:: Exercise description ::
Give back every line exactly as it appears, pictures excluded.

============

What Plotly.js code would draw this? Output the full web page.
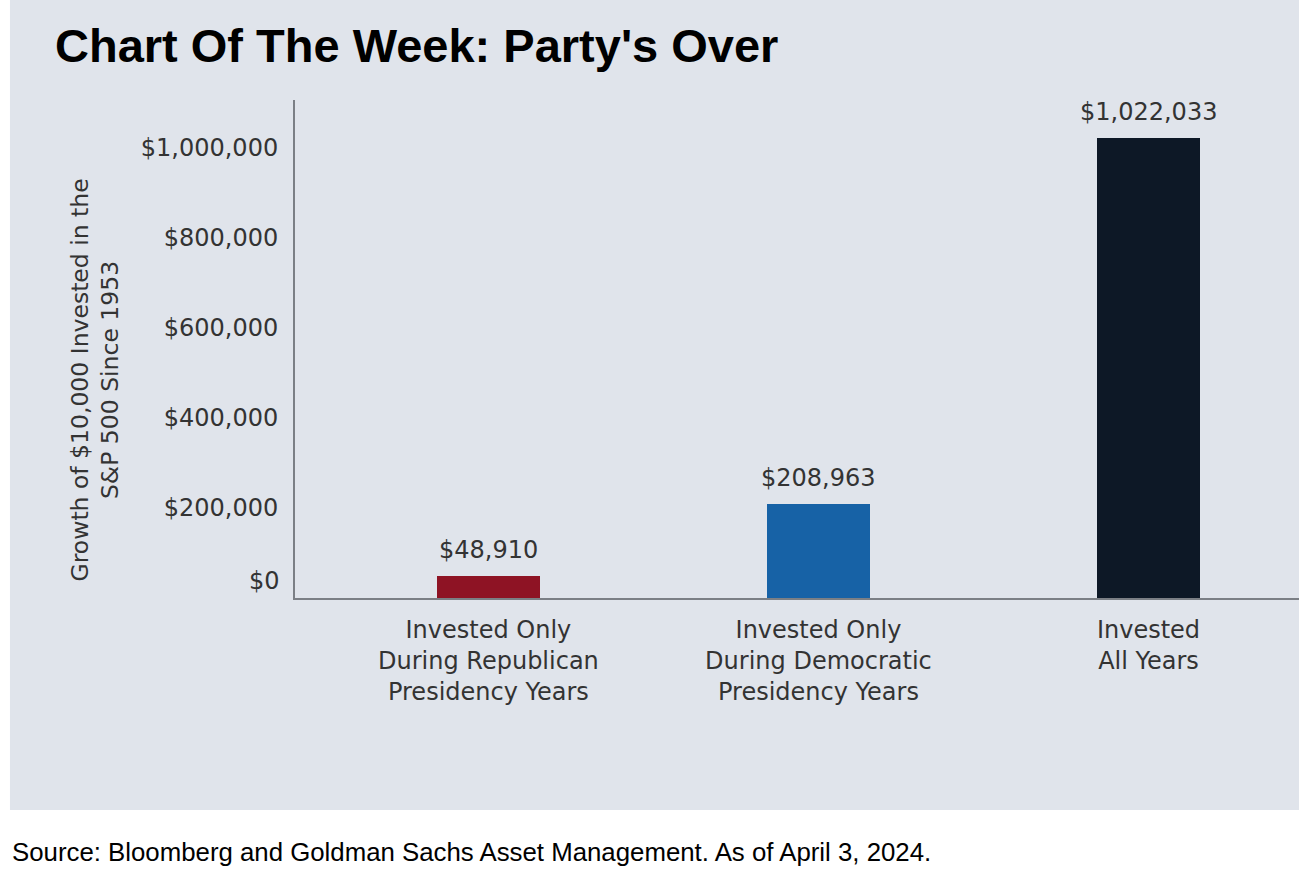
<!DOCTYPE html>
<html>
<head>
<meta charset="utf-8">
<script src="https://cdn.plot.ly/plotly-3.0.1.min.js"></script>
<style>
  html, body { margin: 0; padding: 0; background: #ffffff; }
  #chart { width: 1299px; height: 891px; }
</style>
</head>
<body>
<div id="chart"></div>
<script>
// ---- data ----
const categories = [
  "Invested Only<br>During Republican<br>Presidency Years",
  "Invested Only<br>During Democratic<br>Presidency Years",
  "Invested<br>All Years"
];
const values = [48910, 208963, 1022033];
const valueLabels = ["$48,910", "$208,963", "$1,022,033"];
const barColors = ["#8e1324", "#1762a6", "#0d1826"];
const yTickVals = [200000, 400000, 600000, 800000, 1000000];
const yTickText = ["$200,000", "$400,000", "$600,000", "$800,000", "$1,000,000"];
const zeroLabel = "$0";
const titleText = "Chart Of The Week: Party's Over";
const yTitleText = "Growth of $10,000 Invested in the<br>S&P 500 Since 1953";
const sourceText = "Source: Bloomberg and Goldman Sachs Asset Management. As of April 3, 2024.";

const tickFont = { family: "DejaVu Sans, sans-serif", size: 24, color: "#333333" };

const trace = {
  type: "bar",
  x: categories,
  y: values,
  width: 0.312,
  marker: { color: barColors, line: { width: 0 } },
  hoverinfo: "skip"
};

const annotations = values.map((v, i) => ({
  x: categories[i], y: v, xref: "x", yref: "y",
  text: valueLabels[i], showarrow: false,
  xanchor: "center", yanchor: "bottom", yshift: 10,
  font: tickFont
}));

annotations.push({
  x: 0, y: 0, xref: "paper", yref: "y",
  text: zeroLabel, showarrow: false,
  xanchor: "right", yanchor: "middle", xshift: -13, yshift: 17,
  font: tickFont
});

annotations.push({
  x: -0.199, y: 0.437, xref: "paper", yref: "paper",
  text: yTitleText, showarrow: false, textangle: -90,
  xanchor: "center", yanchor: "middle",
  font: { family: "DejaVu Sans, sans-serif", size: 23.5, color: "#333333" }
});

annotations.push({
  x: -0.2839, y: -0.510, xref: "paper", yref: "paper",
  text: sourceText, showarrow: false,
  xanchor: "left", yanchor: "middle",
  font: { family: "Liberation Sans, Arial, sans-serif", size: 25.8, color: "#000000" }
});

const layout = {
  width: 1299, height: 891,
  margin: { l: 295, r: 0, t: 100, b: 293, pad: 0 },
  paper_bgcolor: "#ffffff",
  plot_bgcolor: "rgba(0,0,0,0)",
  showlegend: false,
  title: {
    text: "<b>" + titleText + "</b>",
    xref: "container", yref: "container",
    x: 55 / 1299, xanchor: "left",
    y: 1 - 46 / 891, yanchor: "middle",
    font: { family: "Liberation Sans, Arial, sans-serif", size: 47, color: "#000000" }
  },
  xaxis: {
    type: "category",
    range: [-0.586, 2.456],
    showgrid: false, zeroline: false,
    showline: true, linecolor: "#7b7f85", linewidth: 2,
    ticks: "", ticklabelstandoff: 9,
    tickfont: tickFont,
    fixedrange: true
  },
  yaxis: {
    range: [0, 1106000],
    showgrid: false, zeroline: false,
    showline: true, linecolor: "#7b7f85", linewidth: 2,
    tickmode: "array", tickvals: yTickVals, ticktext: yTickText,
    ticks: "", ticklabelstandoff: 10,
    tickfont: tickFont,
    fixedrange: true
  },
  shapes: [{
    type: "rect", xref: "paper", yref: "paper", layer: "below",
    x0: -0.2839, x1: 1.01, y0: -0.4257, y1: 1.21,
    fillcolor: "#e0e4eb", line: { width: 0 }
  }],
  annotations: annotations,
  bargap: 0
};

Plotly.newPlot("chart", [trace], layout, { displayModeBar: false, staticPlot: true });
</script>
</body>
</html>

============

:: Result ::
What Plotly.js code would draw this? Output the full web page.
<!DOCTYPE html>
<html>
<head>
<meta charset="utf-8">
<script src="https://cdn.plot.ly/plotly-3.0.1.min.js"></script>
<style>
  html, body { margin: 0; padding: 0; background: #ffffff; }
  #chart { width: 1299px; height: 891px; }
</style>
</head>
<body>
<div id="chart"></div>
<script>
// ---- data ----
const categories = [
  "Invested Only<br>During Republican<br>Presidency Years",
  "Invested Only<br>During Democratic<br>Presidency Years",
  "Invested<br>All Years"
];
const values = [48910, 208963, 1022033];
const valueLabels = ["$48,910", "$208,963", "$1,022,033"];
const barColors = ["#8e1324", "#1762a6", "#0d1826"];
const yTickVals = [200000, 400000, 600000, 800000, 1000000];
const yTickText = ["$200,000", "$400,000", "$600,000", "$800,000", "$1,000,000"];
const zeroLabel = "$0";
const titleText = "Chart Of The Week: Party's Over";
const yTitleText = "Growth of $10,000 Invested in the<br>S&P 500 Since 1953";
const sourceText = "Source: Bloomberg and Goldman Sachs Asset Management. As of April 3, 2024.";

const tickFont = { family: "DejaVu Sans, sans-serif", size: 24, color: "#333333" };

const trace = {
  type: "bar",
  x: categories,
  y: values,
  width: 0.312,
  marker: { color: barColors, line: { width: 0 } },
  hoverinfo: "skip"
};

const annotations = values.map((v, i) => ({
  x: categories[i], y: v, xref: "x", yref: "y",
  text: valueLabels[i], showarrow: false,
  xanchor: "center", yanchor: "bottom", yshift: 10,
  font: tickFont
}));

annotations.push({
  x: 0, y: 0, xref: "paper", yref: "y",
  text: zeroLabel, showarrow: false,
  xanchor: "right", yanchor: "middle", xshift: -13, yshift: 17,
  font: tickFont
});

annotations.push({
  x: -0.199, y: 0.437, xref: "paper", yref: "paper",
  text: yTitleText, showarrow: false, textangle: -90,
  xanchor: "center", yanchor: "middle",
  font: { family: "DejaVu Sans, sans-serif", size: 23.5, color: "#333333" }
});

annotations.push({
  x: -0.2839, y: -0.510, xref: "paper", yref: "paper",
  text: sourceText, showarrow: false,
  xanchor: "left", yanchor: "middle",
  font: { family: "Liberation Sans, Arial, sans-serif", size: 25.8, color: "#000000" }
});

const layout = {
  width: 1299, height: 891,
  margin: { l: 295, r: 0, t: 100, b: 293, pad: 0 },
  paper_bgcolor: "#ffffff",
  plot_bgcolor: "rgba(0,0,0,0)",
  showlegend: false,
  title: {
    text: "<b>" + titleText + "</b>",
    xref: "container", yref: "container",
    x: 55 / 1299, xanchor: "left",
    y: 1 - 46 / 891, yanchor: "middle",
    font: { family: "Liberation Sans, Arial, sans-serif", size: 47, color: "#000000" }
  },
  xaxis: {
    type: "category",
    range: [-0.586, 2.456],
    showgrid: false, zeroline: false,
    showline: true, linecolor: "#7b7f85", linewidth: 2,
    ticks: "", ticklabelstandoff: 9,
    tickfont: tickFont,
    fixedrange: true
  },
  yaxis: {
    range: [0, 1106000],
    showgrid: false, zeroline: false,
    showline: true, linecolor: "#7b7f85", linewidth: 2,
    tickmode: "array", tickvals: yTickVals, ticktext: yTickText,
    ticks: "", ticklabelstandoff: 10,
    tickfont: tickFont,
    fixedrange: true
  },
  shapes: [{
    type: "rect", xref: "paper", yref: "paper", layer: "below",
    x0: -0.2839, x1: 1.01, y0: -0.4257, y1: 1.21,
    fillcolor: "#e0e4eb", line: { width: 0 }
  }],
  annotations: annotations,
  bargap: 0
};

Plotly.newPlot("chart", [trace], layout, { displayModeBar: false, staticPlot: true });
</script>
</body>
</html>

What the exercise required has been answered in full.